--- INSTRUCTIONS FOR THE TASK ---
Write out all the entries word for word and omit any pictures.
# LISTED ENTRIES start
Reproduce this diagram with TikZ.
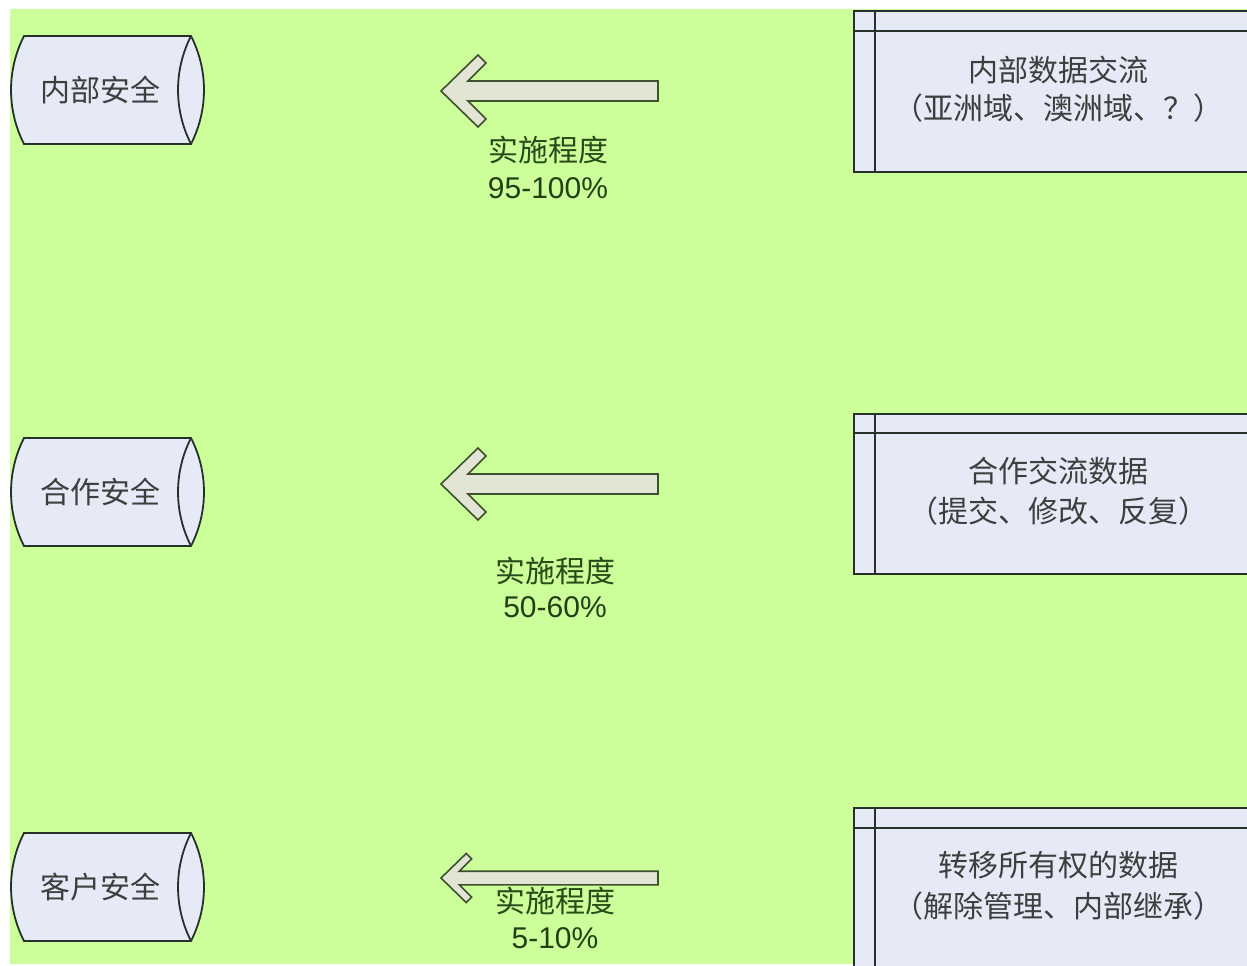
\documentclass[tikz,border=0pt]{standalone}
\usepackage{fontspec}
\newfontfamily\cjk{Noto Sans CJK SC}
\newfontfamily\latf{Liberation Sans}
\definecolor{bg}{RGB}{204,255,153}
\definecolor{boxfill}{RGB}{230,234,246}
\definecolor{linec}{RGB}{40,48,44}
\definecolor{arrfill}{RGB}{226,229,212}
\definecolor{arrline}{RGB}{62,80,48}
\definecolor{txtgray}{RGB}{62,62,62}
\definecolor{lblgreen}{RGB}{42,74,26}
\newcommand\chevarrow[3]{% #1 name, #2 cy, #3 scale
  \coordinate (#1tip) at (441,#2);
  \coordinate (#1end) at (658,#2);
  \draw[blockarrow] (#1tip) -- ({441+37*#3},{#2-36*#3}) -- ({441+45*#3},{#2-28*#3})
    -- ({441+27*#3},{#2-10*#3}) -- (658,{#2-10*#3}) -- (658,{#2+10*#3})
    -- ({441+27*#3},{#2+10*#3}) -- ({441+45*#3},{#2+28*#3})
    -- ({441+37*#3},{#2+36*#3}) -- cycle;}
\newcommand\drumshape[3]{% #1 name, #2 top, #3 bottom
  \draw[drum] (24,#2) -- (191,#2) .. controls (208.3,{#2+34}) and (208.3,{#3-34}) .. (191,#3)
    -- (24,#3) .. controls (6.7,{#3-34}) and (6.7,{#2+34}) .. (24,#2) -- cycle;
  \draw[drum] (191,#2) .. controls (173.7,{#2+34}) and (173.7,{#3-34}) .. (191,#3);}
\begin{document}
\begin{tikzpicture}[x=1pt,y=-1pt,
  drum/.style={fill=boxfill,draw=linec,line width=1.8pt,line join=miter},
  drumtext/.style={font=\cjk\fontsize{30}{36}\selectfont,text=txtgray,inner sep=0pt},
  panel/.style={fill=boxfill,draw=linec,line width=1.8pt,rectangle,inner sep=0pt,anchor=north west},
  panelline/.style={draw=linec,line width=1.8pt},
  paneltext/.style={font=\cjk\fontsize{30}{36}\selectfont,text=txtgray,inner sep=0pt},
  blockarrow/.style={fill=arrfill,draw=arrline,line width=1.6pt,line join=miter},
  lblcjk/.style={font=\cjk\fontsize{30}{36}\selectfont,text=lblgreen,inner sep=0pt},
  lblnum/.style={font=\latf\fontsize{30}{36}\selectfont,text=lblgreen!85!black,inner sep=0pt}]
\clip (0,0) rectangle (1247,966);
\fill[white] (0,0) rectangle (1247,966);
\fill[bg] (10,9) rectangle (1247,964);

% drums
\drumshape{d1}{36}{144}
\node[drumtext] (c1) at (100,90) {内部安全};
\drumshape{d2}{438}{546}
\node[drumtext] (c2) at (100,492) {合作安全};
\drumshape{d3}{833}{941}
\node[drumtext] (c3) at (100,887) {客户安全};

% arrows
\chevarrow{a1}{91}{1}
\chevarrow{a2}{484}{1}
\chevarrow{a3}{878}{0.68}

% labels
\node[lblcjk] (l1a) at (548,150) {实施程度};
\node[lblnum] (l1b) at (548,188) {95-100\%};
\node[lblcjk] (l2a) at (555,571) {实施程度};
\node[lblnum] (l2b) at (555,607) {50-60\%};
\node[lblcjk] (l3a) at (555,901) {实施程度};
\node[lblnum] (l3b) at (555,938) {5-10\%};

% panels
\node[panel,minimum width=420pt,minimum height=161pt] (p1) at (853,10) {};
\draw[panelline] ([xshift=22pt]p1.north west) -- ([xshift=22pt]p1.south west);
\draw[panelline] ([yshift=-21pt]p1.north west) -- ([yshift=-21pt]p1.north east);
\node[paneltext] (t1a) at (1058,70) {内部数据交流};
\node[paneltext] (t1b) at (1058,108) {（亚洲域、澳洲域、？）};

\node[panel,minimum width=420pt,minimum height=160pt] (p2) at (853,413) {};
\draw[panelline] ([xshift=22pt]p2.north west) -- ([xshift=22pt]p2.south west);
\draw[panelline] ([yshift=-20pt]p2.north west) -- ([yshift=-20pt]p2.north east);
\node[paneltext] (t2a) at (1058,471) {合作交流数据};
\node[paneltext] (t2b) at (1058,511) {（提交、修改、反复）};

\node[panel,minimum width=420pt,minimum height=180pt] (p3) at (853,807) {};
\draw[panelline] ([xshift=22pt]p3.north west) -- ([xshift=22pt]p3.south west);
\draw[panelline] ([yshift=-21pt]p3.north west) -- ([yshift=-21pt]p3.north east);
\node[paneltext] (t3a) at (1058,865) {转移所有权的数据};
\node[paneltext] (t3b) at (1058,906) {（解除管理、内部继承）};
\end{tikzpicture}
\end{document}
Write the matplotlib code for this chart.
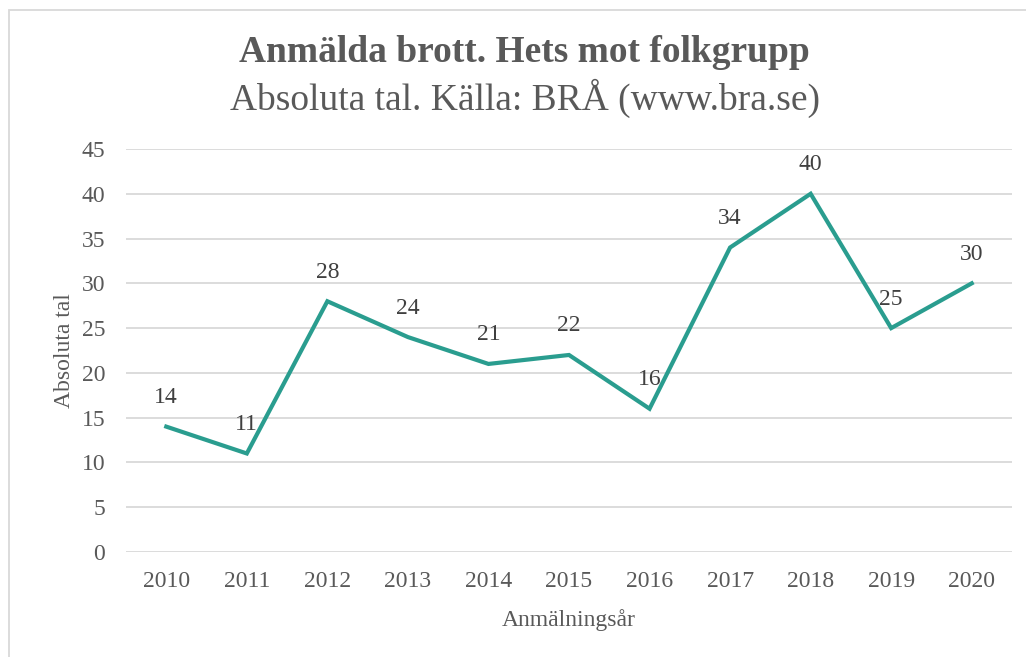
# LISTED ENTRIES end
--- ANSWER TO THIS EXERCISE ---
Reproduce this diagram with TikZ.
\documentclass[tikz,border=0pt]{standalone}
\usepackage{fontspec}
\newfontfamily\cjk{Noto Sans CJK SC}
\newfontfamily\latf{Liberation Sans}
\definecolor{bg}{RGB}{204,255,153}
\definecolor{boxfill}{RGB}{230,234,246}
\definecolor{linec}{RGB}{40,48,44}
\definecolor{arrfill}{RGB}{226,229,212}
\definecolor{arrline}{RGB}{62,80,48}
\definecolor{txtgray}{RGB}{62,62,62}
\definecolor{lblgreen}{RGB}{42,74,26}
\newcommand\chevarrow[3]{% #1 name, #2 cy, #3 scale
  \coordinate (#1tip) at (441,#2);
  \coordinate (#1end) at (658,#2);
  \draw[blockarrow] (#1tip) -- ({441+37*#3},{#2-36*#3}) -- ({441+45*#3},{#2-28*#3})
    -- ({441+27*#3},{#2-10*#3}) -- (658,{#2-10*#3}) -- (658,{#2+10*#3})
    -- ({441+27*#3},{#2+10*#3}) -- ({441+45*#3},{#2+28*#3})
    -- ({441+37*#3},{#2+36*#3}) -- cycle;}
\newcommand\drumshape[3]{% #1 name, #2 top, #3 bottom
  \draw[drum] (24,#2) -- (191,#2) .. controls (208.3,{#2+34}) and (208.3,{#3-34}) .. (191,#3)
    -- (24,#3) .. controls (6.7,{#3-34}) and (6.7,{#2+34}) .. (24,#2) -- cycle;
  \draw[drum] (191,#2) .. controls (173.7,{#2+34}) and (173.7,{#3-34}) .. (191,#3);}
\begin{document}
\begin{tikzpicture}[x=1pt,y=-1pt,
  drum/.style={fill=boxfill,draw=linec,line width=1.8pt,line join=miter},
  drumtext/.style={font=\cjk\fontsize{30}{36}\selectfont,text=txtgray,inner sep=0pt},
  panel/.style={fill=boxfill,draw=linec,line width=1.8pt,rectangle,inner sep=0pt,anchor=north west},
  panelline/.style={draw=linec,line width=1.8pt},
  paneltext/.style={font=\cjk\fontsize{30}{36}\selectfont,text=txtgray,inner sep=0pt},
  blockarrow/.style={fill=arrfill,draw=arrline,line width=1.6pt,line join=miter},
  lblcjk/.style={font=\cjk\fontsize{30}{36}\selectfont,text=lblgreen,inner sep=0pt},
  lblnum/.style={font=\latf\fontsize{30}{36}\selectfont,text=lblgreen!85!black,inner sep=0pt}]
\clip (0,0) rectangle (1247,966);
\fill[white] (0,0) rectangle (1247,966);
\fill[bg] (10,9) rectangle (1247,964);

% drums
\drumshape{d1}{36}{144}
\node[drumtext] (c1) at (100,90) {内部安全};
\drumshape{d2}{438}{546}
\node[drumtext] (c2) at (100,492) {合作安全};
\drumshape{d3}{833}{941}
\node[drumtext] (c3) at (100,887) {客户安全};

% arrows
\chevarrow{a1}{91}{1}
\chevarrow{a2}{484}{1}
\chevarrow{a3}{878}{0.68}

% labels
\node[lblcjk] (l1a) at (548,150) {实施程度};
\node[lblnum] (l1b) at (548,188) {95-100\%};
\node[lblcjk] (l2a) at (555,571) {实施程度};
\node[lblnum] (l2b) at (555,607) {50-60\%};
\node[lblcjk] (l3a) at (555,901) {实施程度};
\node[lblnum] (l3b) at (555,938) {5-10\%};

% panels
\node[panel,minimum width=420pt,minimum height=161pt] (p1) at (853,10) {};
\draw[panelline] ([xshift=22pt]p1.north west) -- ([xshift=22pt]p1.south west);
\draw[panelline] ([yshift=-21pt]p1.north west) -- ([yshift=-21pt]p1.north east);
\node[paneltext] (t1a) at (1058,70) {内部数据交流};
\node[paneltext] (t1b) at (1058,108) {（亚洲域、澳洲域、？）};

\node[panel,minimum width=420pt,minimum height=160pt] (p2) at (853,413) {};
\draw[panelline] ([xshift=22pt]p2.north west) -- ([xshift=22pt]p2.south west);
\draw[panelline] ([yshift=-20pt]p2.north west) -- ([yshift=-20pt]p2.north east);
\node[paneltext] (t2a) at (1058,471) {合作交流数据};
\node[paneltext] (t2b) at (1058,511) {（提交、修改、反复）};

\node[panel,minimum width=420pt,minimum height=180pt] (p3) at (853,807) {};
\draw[panelline] ([xshift=22pt]p3.north west) -- ([xshift=22pt]p3.south west);
\draw[panelline] ([yshift=-21pt]p3.north west) -- ([yshift=-21pt]p3.north east);
\node[paneltext] (t3a) at (1058,865) {转移所有权的数据};
\node[paneltext] (t3b) at (1058,906) {（解除管理、内部继承）};
\end{tikzpicture}
\end{document}
Write the matplotlib code for this chart.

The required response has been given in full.